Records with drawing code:
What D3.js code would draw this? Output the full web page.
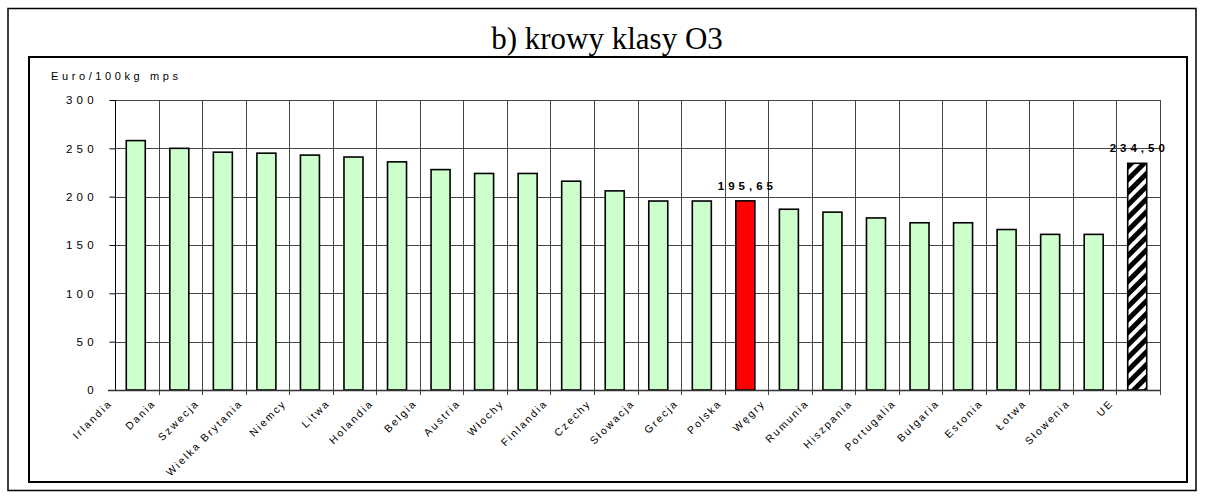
<!DOCTYPE html>
<html>
<head>
<meta charset="utf-8">
<script src="https://cdn.jsdelivr.net/npm/d3@7"></script>
<style>
  body { margin: 0; background: #fff; }
  svg { display: block; }
  text { font-family: "Liberation Sans", Arial, sans-serif; fill: #000; }
</style>
</head>
<body>
<svg width="1207" height="498"></svg>
<script>
// data
const countries = ["Irlandia", "Dania", "Szwecja", "Wielka Brytania", "Niemcy", "Litwa", "Holandia",
    "Belgia", "Austria", "Włochy", "Finlandia", "Czechy", "Słowacja", "Grecja", "Polska", "Węgry",
    "Rumunia", "Hiszpania", "Portugalia", "Bułgaria", "Estonia", "Łotwa", "Słowenia", "UE"];
const prices = [258, 250, 246, 245, 243, 241, 236, 228, 224, 224, 216, 206, 195.5, 195.5, 195.65,
    187, 184, 178, 173, 173, 166, 161, 161, 234.5];
const yTicks = [0, 50, 100, 150, 200, 250, 300];
const labelled = { "Polska": "195,65", "UE": "234,50" };

const svg = d3.select("svg");

// pattern for UE bar
const defs = svg.append("defs");
const pat = defs.append("pattern")
    .attr("id", "stripes")
    .attr("patternUnits", "userSpaceOnUse")
    .attr("width", 9).attr("height", 9)
    .attr("patternTransform", "rotate(45)");
pat.append("rect").attr("width", 9).attr("height", 9).attr("fill", "#000");
pat.append("rect").attr("width", 4).attr("height", 9).attr("fill", "#fff");

// frames
svg.append("rect").attr("x", 8).attr("y", 8.5).attr("width", 1188).attr("height", 482)
    .attr("fill", "none").attr("stroke", "#000").attr("stroke-width", 1.5);
svg.append("rect").attr("x", 29).attr("y", 57).attr("width", 1158).attr("height", 425)
    .attr("fill", "none").attr("stroke", "#000").attr("stroke-width", 2);

svg.append("text")
    .attr("x", 607).attr("y", 49)
    .attr("text-anchor", "middle")
    .style("font-family", "'Liberation Serif', 'Times New Roman', serif")
    .style("font-size", "31px")
    .text("b) krowy klasy O3");

const x = d3.scaleBand().domain(countries).range([115, 1160]).padding(0);
const y = d3.scaleLinear().domain([0, 300]).range([390, 100]);
const bw = 19;

// grid
const grid = svg.append("g").attr("shape-rendering", "crispEdges");
grid.selectAll(".h").data(yTicks).enter().append("line")
    .attr("x1", 115).attr("x2", 1160)
    .attr("y1", d => Math.round(y(d)) + 0.5).attr("y2", d => Math.round(y(d)) + 0.5)
    .attr("stroke", "#444");
const bounds = countries.map(c => x(c)).concat([x.range()[1]]);
grid.selectAll(".v").data(bounds.slice(1)).enter().append("line")
    .attr("x1", d => Math.round(d) + 0.5).attr("x2", d => Math.round(d) + 0.5)
    .attr("y1", 100).attr("y2", 395)
    .attr("stroke", "#444");

// bars
svg.append("g").selectAll("rect").data(countries).enter().append("rect")
    .attr("x", d => x(d) + x.bandwidth() / 2 - bw / 2 - 1)
    .attr("y", (d, i) => y(prices[i]))
    .attr("width", bw)
    .attr("height", (d, i) => y(0) - y(prices[i]))
    .attr("fill", d => d === "Polska" ? "#ff0000" : d === "UE" ? "url(#stripes)" : "#ccffcc")
    .attr("stroke", "#000")
    .attr("stroke-width", 1.6);

// y axis
const yAxis = d3.axisLeft(y).tickValues(yTicks).tickSize(6).tickPadding(13)
    .tickFormat(d => d);
const ya = svg.append("g").attr("transform", "translate(115.5,0)").call(yAxis);
ya.select(".domain").attr("stroke", "#000").attr("d", "M0,100V390");
ya.selectAll(".tick line").attr("stroke", "#000");
ya.selectAll(".tick text")
    .style("font-size", "11.5px")
    .style("letter-spacing", "4.3px")
    .attr("dx", 1.5);

// x axis line
svg.append("line").attr("x1", 108).attr("x2", 1160)
    .attr("y1", 390.5).attr("y2", 390.5).attr("stroke", "#333").attr("stroke-width", 1.5);

// category labels
svg.append("g").selectAll("text").data(countries).enter().append("text")
    .attr("transform", d => `translate(${x(d) + x.bandwidth() / 2 - 24},404) rotate(-45)`)
    .attr("text-anchor", "end")
    .style("font-size", "10.5px")
    .style("letter-spacing", "2px")
    .text(d => d);

// value labels
svg.append("g").selectAll("text").data(countries.filter(c => labelled[c])).enter().append("text")
    .attr("x", d => x(d) + x.bandwidth() / 2 - 1)
    .attr("y", d => y(prices[countries.indexOf(d)]) - 11)
    .attr("dx", 2)
    .attr("text-anchor", "middle")
    .style("font-size", "11.5px")
    .style("font-weight", "bold")
    .style("letter-spacing", "4px")
    .text(d => labelled[d]);

// unit label
svg.append("text").attr("x", 51).attr("y", 80)
    .style("font-size", "11px")
    .style("letter-spacing", "3.6px")
    .text("Euro/100kg mps");
</script>
</body>
</html>
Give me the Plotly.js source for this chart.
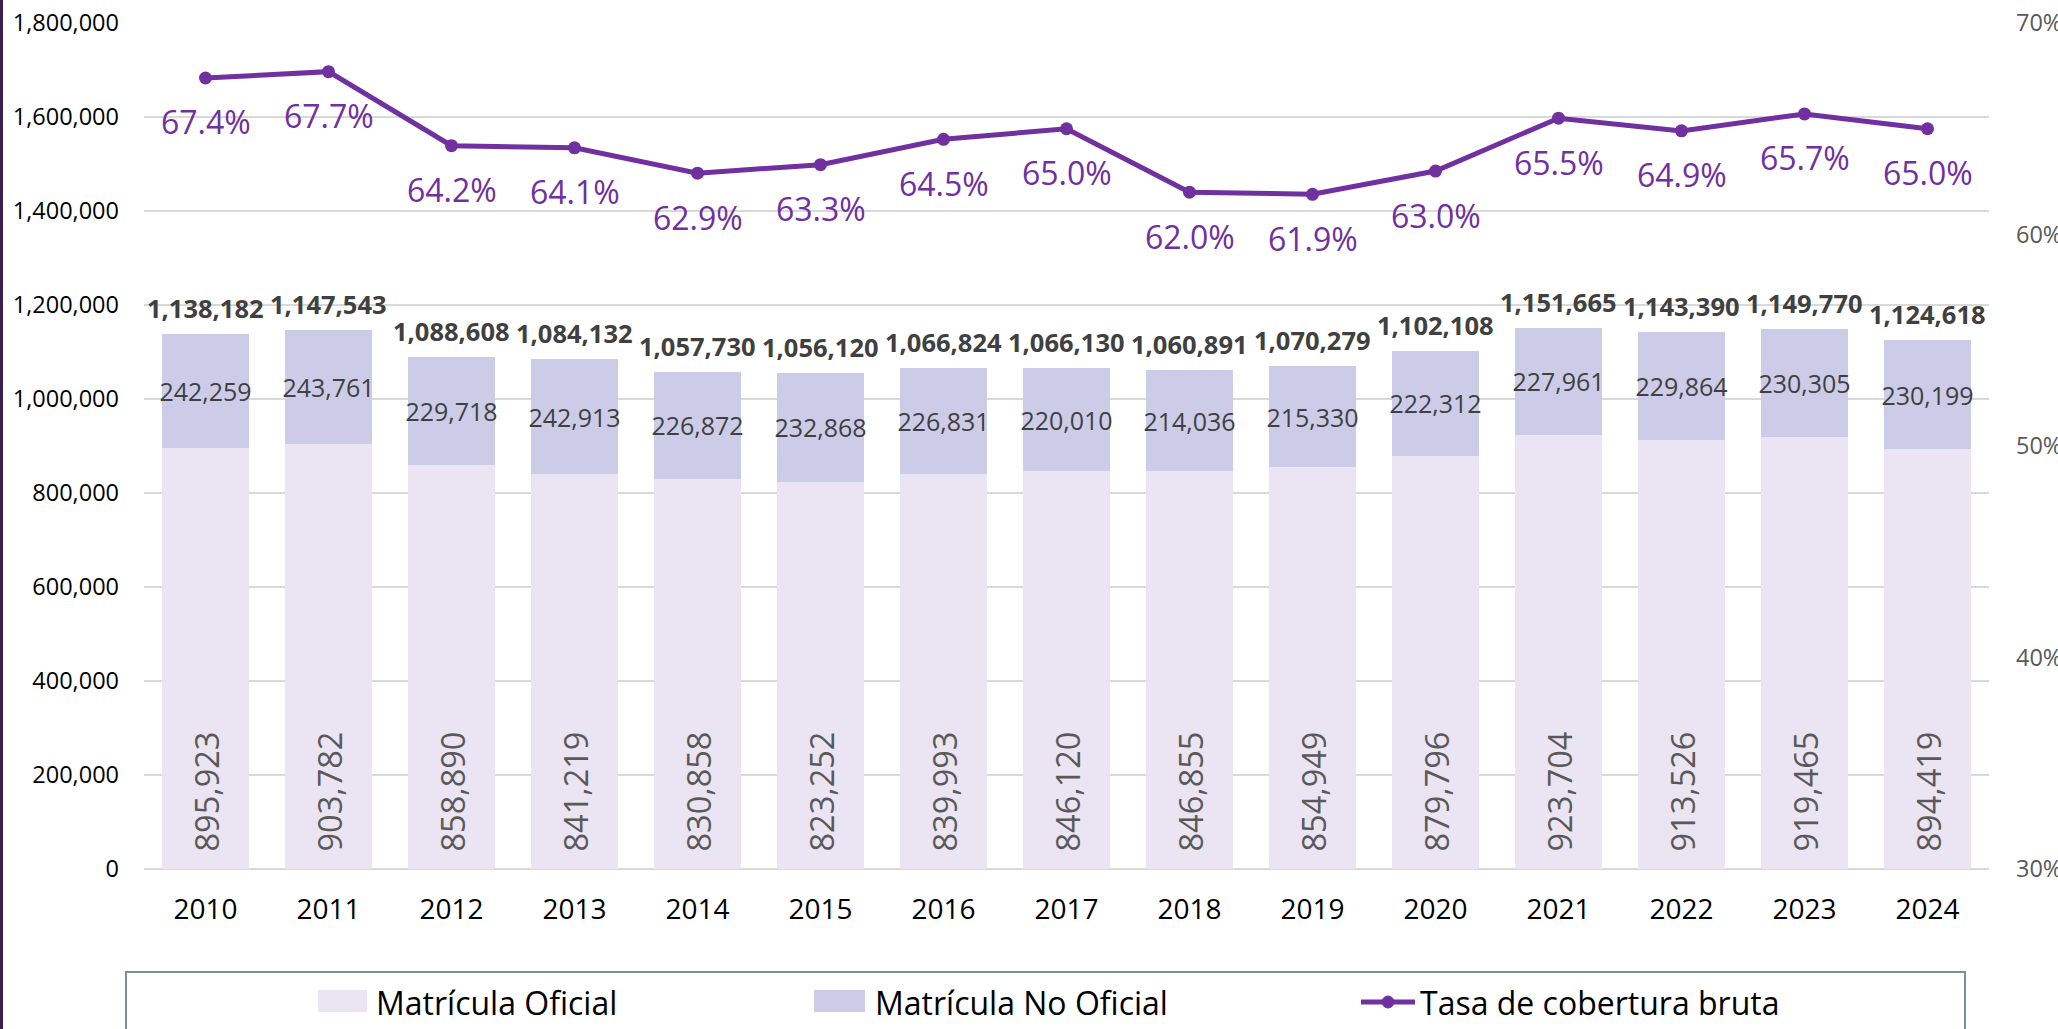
<!DOCTYPE html>
<html>
<head>
<meta charset="utf-8">
<script src="https://cdn.plot.ly/plotly-3.0.1.min.js"></script>
<style>
html,body{margin:0;padding:0;background:#fff;}
#chart{width:2058px;height:1029px;}
</style>
</head>
<body>
<div id="chart"></div>
<script>
const years = ['2010','2011','2012','2013','2014','2015','2016','2017','2018','2019','2020','2021','2022','2023','2024'];
const oficial = [895923, 903782, 858890, 841219, 830858, 823252, 839993, 846120, 846855, 854949, 879796, 923704, 913526, 919465, 894419];
const noOficial = [242259, 243761, 229718, 242913, 226872, 232868, 226831, 220010, 214036, 215330, 222312, 227961, 229864, 230305, 230199];
const totals = [1138182, 1147543, 1088608, 1084132, 1057730, 1056120, 1066824, 1066130, 1060891, 1070279, 1102108, 1151665, 1143390, 1149770, 1124618];
const tasa = [67.4, 67.7, 64.2, 64.1, 62.9, 63.3, 64.5, 65.0, 62.0, 61.9, 63.0, 65.5, 64.9, 65.7, 65.0];
const seriesNames = ['Matrícula Oficial', 'Matrícula No Oficial', 'Tasa de cobertura bruta'];

const FONT = 'Open Sans, Noto Sans, DejaVu Sans, sans-serif';
const cOf = '#EBE4F2', cNo = '#CCCCE8', cLine = '#7030A0';
const fmt = v => v.toLocaleString('en-US');

// plot area in pixels
const L = 144, R = 1989, T = 23, B = 869;
const W = R - L, H = B - T;
const PX = p => (p - L) / W;
const PY = p => (B - p) / H;

const traces = [
  {type:'bar', name:seriesNames[0], x:years, y:oficial, marker:{color:cOf}, hoverinfo:'skip'},
  {type:'bar', name:seriesNames[1], x:years, y:noOficial, marker:{color:cNo},
   text:noOficial.map(fmt), textposition:'inside', insidetextanchor:'middle', textangle:0,
   constraintext:'none', textfont:{family:FONT, size:25, color:'#404040'}, hoverinfo:'skip'},
  {type:'scatter', mode:'lines+markers', name:seriesNames[2], x:years, y:tasa, yaxis:'y2',
   line:{color:cLine, width:5}, marker:{color:cLine, size:13}, hoverinfo:'skip'}
];

const annotations = [];
years.forEach((yr, i) => {
  annotations.push({x:i, y:0, xref:'x', yref:'y', text:fmt(oficial[i]), showarrow:false, textangle:-90,
    xanchor:'center', yanchor:'middle', yshift:77, font:{family:FONT, size:32.5, color:'#595959'}});
  annotations.push({x:i, y:totals[i], xref:'x', yref:'y', text:fmt(totals[i]), showarrow:false,
    yanchor:'middle', yshift:26, font:{family:FONT, size:25.5, color:'#404040', weight:700}});
  annotations.push({x:i, y:tasa[i], xref:'x', yref:'y2', text:tasa[i].toFixed(1) + '%', showarrow:false,
    yanchor:'middle', yshift:-44, font:{family:FONT, size:32, color:cLine}});
});

// custom legend
const legY = 1002;
const legItems = [
  {sw:[318, 367], tx:374},
  {sw:[814, 865], tx:873},
  {sw:[1361, 1415], tx:1418}
];
legItems.forEach((it, i) => {
  annotations.push({xref:'paper', yref:'paper', x:PX(it.tx), y:PY(legY), xanchor:'left', yanchor:'middle',
    text:seriesNames[i], showarrow:false, font:{family:FONT, size:32, color:'#000'}});
});

const shapes = [
  {type:'rect', xref:'paper', yref:'paper', x0:PX(0), x1:PX(3), y0:PY(1029), y1:PY(0),
   fillcolor:'#3b1f4f', line:{width:0}},
  {type:'rect', xref:'paper', yref:'paper', x0:PX(126), x1:PX(1965), y0:PY(1040), y1:PY(972),
   fillcolor:'rgba(0,0,0,0)', line:{color:'#7E9094', width:2}},
  {type:'rect', xref:'paper', yref:'paper', x0:PX(legItems[0].sw[0]), x1:PX(legItems[0].sw[1]), y0:PY(1012), y1:PY(990),
   fillcolor:cOf, line:{width:0}},
  {type:'rect', xref:'paper', yref:'paper', x0:PX(legItems[1].sw[0]), x1:PX(legItems[1].sw[1]), y0:PY(1012), y1:PY(990),
   fillcolor:cNo, line:{width:0}},
  {type:'line', xref:'paper', yref:'paper', x0:PX(legItems[2].sw[0]), x1:PX(legItems[2].sw[1]), y0:PY(legY), y1:PY(legY),
   line:{color:cLine, width:5}},
  {type:'circle', xref:'paper', yref:'paper', x0:PX(1382), x1:PX(1394), y0:PY(legY+6), y1:PY(legY-6),
   fillcolor:cLine, line:{color:cLine, width:1}}
];

const layout = {
  width:2058, height:1029,
  margin:{l:L, r:2058 - R, t:T, b:1029 - B, pad:0},
  paper_bgcolor:'#fff', plot_bgcolor:'#fff',
  barmode:'stack', bargap:0.293,
  showlegend:false,
  font:{family:FONT},
  xaxis:{type:'category', range:[-0.5, years.length - 0.5], autorange:false,
         tickfont:{family:FONT, size:28, color:'#000'}, ticks:'', ticklabelstandoff:21,
         showgrid:false, showline:false, zeroline:false, fixedrange:true},
  yaxis:{range:[0, 1800000], autorange:false, dtick:200000, tickformat:',', tickfont:{family:FONT, size:23.5, color:'#000'},
         ticks:'', ticklabelstandoff:24, showgrid:true, gridcolor:'#D9D9D9', gridwidth:1.5,
         zeroline:true, zerolinecolor:'#D9D9D9', zerolinewidth:1.5, showline:false, fixedrange:true},
  yaxis2:{overlaying:'y', side:'right', range:[30, 70], autorange:false, dtick:10, ticksuffix:'%',
          tickfont:{family:FONT, size:23.5, color:'#595959'}, ticks:'', ticklabelstandoff:26,
          showgrid:false, zeroline:false, showline:false, fixedrange:true},
  annotations:annotations,
  shapes:shapes,
  hovermode:false
};

Plotly.newPlot('chart', traces, layout, {displayModeBar:false, staticPlot:true});
</script>
</body>
</html>
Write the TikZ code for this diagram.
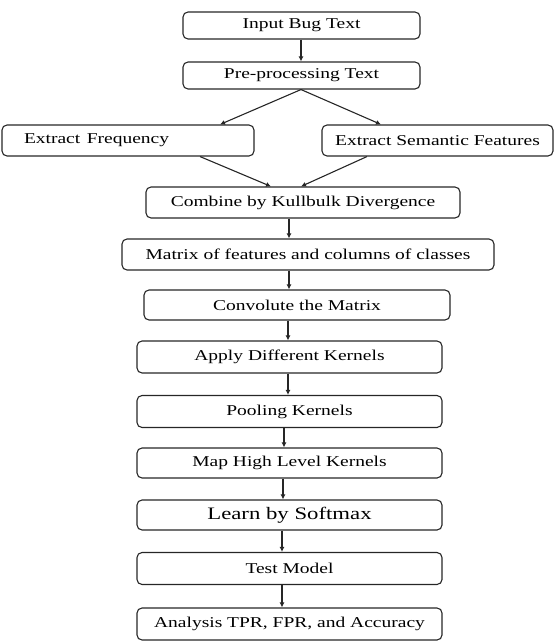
\documentclass[tikz,border=0pt]{standalone}
\usepackage{fontspec}
\setmainfont{Liberation Serif}
\usetikzlibrary{arrows.meta}
\newcommand{\wtxt}[1]{\scalebox{1.3}[1]{#1}}
\begin{document}
\begin{tikzpicture}[x=1pt,y=-1pt,
  box/.style={draw=black!85,line width=1.1pt,rounded corners=5pt,inner sep=0pt,
    font=\fontsize{15}{18}\selectfont,anchor=center},
  arr/.style={draw=black!85,line width=1.1pt,-{Latex[length=5pt,width=5pt]}}]
\useasboundingbox (0,0) rectangle (555,642);
% boxes: center, width, height
\node[box,minimum width=237pt,minimum height=27pt] (in)  at (301.5,25.5) {\wtxt{Input Bug Text}};
\node[box,minimum width=237pt,minimum height=27pt] (pre) at (301.5,75.5) {\wtxt{Pre-processing Text}};
\node[box,minimum height=31pt,text width=208pt,inner xsep=22pt,align=left] (ef) at (128,140.5) {\wtxt{Extract Frequency}};
\node[box,minimum width=231pt,minimum height=31pt] (es) at (437.5,140.5) {\wtxt{Extract Semantic Features}};
\node[box,minimum width=314pt,minimum height=31pt] (comb) at (303,202.5) {\wtxt{Combine by Kullbulk Divergence}};
\node[box,minimum width=372pt,minimum height=31pt] (mat) at (308,254.5) {\wtxt{Matrix of features and columns of classes}};
\node[box,minimum width=306pt,minimum height=30pt] (conv) at (297,305) {\wtxt{Convolute the Matrix}};
\node[box,minimum width=305pt,minimum height=32pt] (app) at (289.5,357) {\wtxt{Apply Different Kernels}};
\node[box,minimum width=305pt,minimum height=32pt] (pool) at (289.5,411.5) {\wtxt{Pooling Kernels}};
\node[box,minimum width=305pt,minimum height=30pt] (map) at (289.5,463) {\wtxt{Map High Level Kernels}};
\node[box,minimum width=305pt,minimum height=30pt,font=\fontsize{17.5}{20}\selectfont] (learn) at (289.5,515) {\wtxt{Learn by Softmax}};
\node[box,minimum width=305pt,minimum height=32pt] (test) at (289.5,568.5) {\wtxt{Test Model}};
\node[box,minimum width=305pt,minimum height=32pt] (ana) at (289.5,624) {\wtxt{Analysis TPR, FPR, and Accuracy}};
% arrow columns
\coordinate (c1) at (301,0);
\coordinate (c2) at (289,0);
\coordinate (c3) at (288,0);
\coordinate (c4) at (284,0);
\coordinate (c5) at (283,0);
\coordinate (c6) at (282,0);
\coordinate (efin) at (220,0);
\coordinate (esin) at (381,0);
\coordinate (efout) at (200,0);
\coordinate (esout) at (367,0);
\coordinate (cbl) at (271,0);
\coordinate (cbr) at (301,0);
\draw[arr] (in.south -| c1) -- (pre.north -| c1);
\draw[arr] (pre.south -| c1) -- (ef.north -| efin);
\draw[arr] (pre.south -| c1) -- (es.north -| esin);
\draw[arr] (ef.south -| efout) -- (comb.north -| cbl);
\draw[arr] (es.south -| esout) -- (comb.north -| cbr);
\draw[arr] (comb.south -| c2) -- (mat.north -| c2);
\draw[arr] (mat.south -| c2) -- (conv.north -| c2);
\draw[arr] (conv.south -| c3) -- (app.north -| c3);
\draw[arr] (app.south -| c3) -- (pool.north -| c3);
\draw[arr] (pool.south -| c4) -- (map.north -| c4);
\draw[arr] (map.south -| c5) -- (learn.north -| c5);
\draw[arr] (learn.south -| c6) -- (test.north -| c6);
\draw[arr] (test.south -| c6) -- (ana.north -| c6);
\end{tikzpicture}
\end{document}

### TASK
Find and copy every line in the entries above where the string "chart" occurs.

### RESPONSE TO THIS TASK
Give me the Plotly.js source for this chart.
#chart{width:2058px;height:1029px;}
<div id="chart"></div>
Plotly.newPlot('chart', traces, layout, {displayModeBar:false, staticPlot:true});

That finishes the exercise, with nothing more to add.